Cancer is one of the most significant health challenges in the world, with gastrointestinal cancers (GI cancers) entailing elevated mortality rates. In fact, GI cancers cause 35% of all cancer-related deaths [1]. For positive patient outcomes, these cancers require early detection and timely treatment.
Unfortunately, their symptoms are very complex to spot and current patient screening efforts are insufficient. It makes this group of diseases challenging to diagnose and manage.
To enable and improve cancer diagnosis and treatment, national cancer registry warehouses continue being established worldwide. In Belgium, the Belgian Cancer Registry (BCR) collects granular information on the patient population as part of the cancer registry.
While setting up the registries is important, their usefulness depends on populating them with high quality data. Alas, many registries are manually filled by tireless, but tight-on-time healthcare providers. The costs of manual data input are very high, and often we end up with insufficient data quality and poor data availability and accessibility.
Luckily, technology is starting to make a significant difference in cancer research, including in the diagnosis and management of GI cancers. Natural Language Processing (NLP) algorithms can help researchers quickly and accurately extract valuable information from massive volumes of data hidden in unstructured reports, including electronic health records (EHRs).
This post will explore LynxCare’s approach to using AI technology to advance gastrointestinal cancer research and transform the future of oncology by automating registry data entry.
Our research was set to demonstrate the power of AI and NLP in extracting valuable insights from vast amounts of unstructured clinical data.
LynxCare researchers aimed to develop an NLP algorithm that could map EHRs for GI cancer data with high precision and recall, meaning that the model delivers accurate and reproducible results.
Our goal was to explore the possibility of using NLP to extract and structure clinical data for the pre-population of the BCR. Additionally, we strived to showcase the benefits of having a unified database for better data access, re-use, and collaboration.
Anonymized patient records were made available to us through our collaboration with a Belgian university hospital. Our goal was to establish a tailored model for each of the three GI cancer types of interest: pancreatic cancer, esophageal cancer, and neuroendocrine tumors.
To create these models, we identified 50 clinical variables for each cancer type.
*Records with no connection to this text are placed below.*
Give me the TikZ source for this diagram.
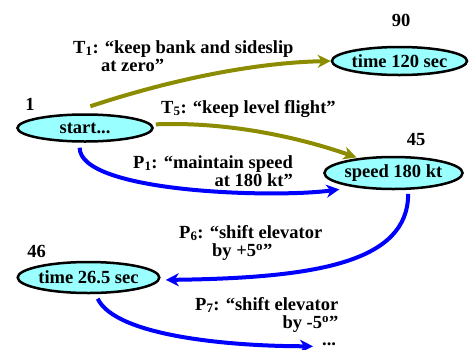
\documentclass[tikz,border=0pt]{standalone}
\usepackage{fontspec}
\setmainfont{Liberation Serif}
\usetikzlibrary{arrows.meta,shapes.geometric}

\definecolor{flowolive}{RGB}{140,140,0}
\definecolor{planblue}{RGB}{0,0,255}
\definecolor{statefill}{RGB}{153,255,255}

% multi-line label whose baseline is that of its first line
\newcommand\labellines[2][l]{\begin{tabular}[t]{@{}#1@{}}#2\end{tabular}}

\tikzset{
  state/.style={ellipse, draw=black, line width=2.5pt, fill=statefill,
                inner sep=0pt, minimum width=135pt},
  stepnum/.style={anchor=base, inner sep=0pt},
  edgelabel/.style={anchor=base west, inner sep=0pt},
  tip/.style={-{Stealth[length=13pt,width=13pt,inset=4pt]}},
  taskedge/.style={draw=flowolive, line width=4pt, tip},
  planedge/.style={draw=planblue, line width=4pt, tip}
}

\begin{document}
\begin{tikzpicture}[x=1pt, y=-1pt,
    font=\fontsize{18.5}{18.5}\selectfont\bfseries]
  \useasboundingbox (0,0) rectangle (472,349);

  % states
  \node[state, minimum height=27pt] (start) at (85,128)    {start...};
  \node[state, minimum height=28pt] (t120)  at (399.5,61)  {time 120 sec};
  \node[state, minimum height=32pt] (speed) at (393.5,173) {speed 180 kt};
  \node[state, minimum height=31pt] (t26)   at (88.5,277.5){time 26.5 sec};
  \node[inner sep=0pt, anchor=base west] (more) at (322,345.5) {...};

  % step numbers
  \node[stepnum] (n1)  at (30,110)   {1};
  \node[stepnum] (n90) at (401,26)   {90};
  \node[stepnum] (n45) at (416,145)  {45};
  \node[stepnum] (n46) at (36.5,257) {46};

  % edge labels
  \node[edgelabel] (lt1) at (73,53)
    {\labellines{T\textsubscript{1}: “keep bank and sideslip\\\hspace*{28pt}at zero”}};
  \node[edgelabel] (lt5) at (161,113) {T\textsubscript{5}: “keep level flight”};
  \node[edgelabel] (lp1) at (133,168)
    {\labellines[r]{P\textsubscript{1}: “maintain speed\\at 180 kt”}};
  \node[edgelabel] (lp6) at (179,238)
    {\labellines{P\textsubscript{6}: “shift elevator\\\hspace*{33pt}by +5\textsuperscript{o}”}};
  \node[edgelabel] (lp7) at (195,310)
    {\labellines[r]{P\textsubscript{7}: “shift elevator\\by -5\textsuperscript{o}”}};

  % task transitions
  \draw[taskedge] ([yshift=7pt]start.70) .. controls +(60,-20) and +(-90,2) .. (t120.west);
  \draw[taskedge, shorten <=4pt, shorten >=2pt]
    (start.3) .. controls +(75,-3) and +(-60,-21) .. (speed.157);

  % plan transitions
  \draw[planedge, shorten <=5pt, shorten >=15pt]
    (start.-110) .. controls +(0,50) and +(-80,11) .. (speed.200);
  \draw[planedge, shorten <=4pt, shorten >=6pt]
    (speed.-49) .. controls +(0,73) and +(155,-2) .. (t26.-2);
  \draw[planedge, shorten <=5pt, shorten >=9pt]
    (t26.-67) .. controls +(20,42) and +(-92,0) .. ([yshift=-2pt]more.west);
\end{tikzpicture}
\end{document}
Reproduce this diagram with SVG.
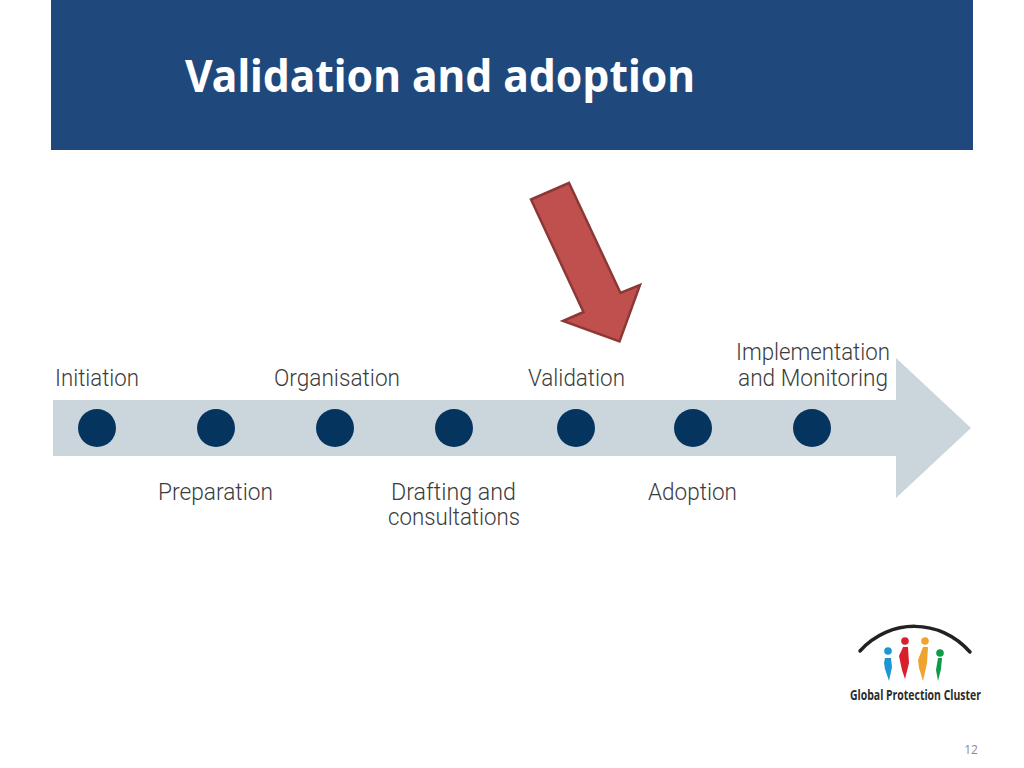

These variables were factors that answer the key research questions such as patient characteristics, surgery details and post-op trajectory. Per variable, we identified on average 3 data points. After constructing the primary database, we trained the NLP model using 10% of the available dataset and validated its performance internally and externally.
In the next step, we used the NLP algorithm to link clinical concepts to the clinical codes of the Belgian Cancer Registry (BCR), with the aim of prepopulating the registry with accurate and up-to-date information. Finally, our researchers built a structured, harmonized database that is compliant with international data standards. We used the same NLP algorithm to transform the unstructured and structured source data into a hospital-specific OMOP CDM model.
Our team successfully processed 24,540 clinical records with the LynxCare NLP model. This allowed us to confidently map unstructured information from three different cancer types into a structured and harmonized database.
When it comes to data mining with NLP algorithms, precision and recall are crucial indicators of accuracy. The LynxCare NLP algorithm showed a high level of precision and recall in internal validation, with a minimum precision of 90% and a minimum recall of 88%. External validation of the algorithm on data related to pancreatic cancer and esophageal cancer resulted in a precision of 94% and 88%, respectively.
On top of that, we found that the variables mined from the clinical records were reliable and suitable for prepopulating the BCR. This finding highlights the importance of data quality in ensuring the accuracy of the registry and the potential of technology in improving data accuracy.
A single database that is harmonized and meets international data standards can have numerous benefits. By organizing the clinical data into the OMOP CDM format, we could access patient data quickly and efficiently, which is essential for discovering statistical trends, applying ICD coding, and research.
Data is a precious resource that can help us understand complex diseases like cancer. Our study has shown that data mining and NLP technology can be incredibly powerful tools for prepopulating national cancer registries with rich patient data.
This has significant implications for cancer research, as it allows us to gain deeper insights into the disease and develop more effective treatments.
Our study has also highlighted the importance of data quality and harmonization. By ensuring that data is structured in a consistent and standardized way, we can maximize its value and make it more accessible to researchers and clinicians.
This new approach also encourages cooperation and data sharing with other data providers like hospital networks, which will ultimately enhance the quality of cancer research. This means we can now obtain a more comprehensive understanding of the disease and improve patient outcomes in ways that were inaccessible before.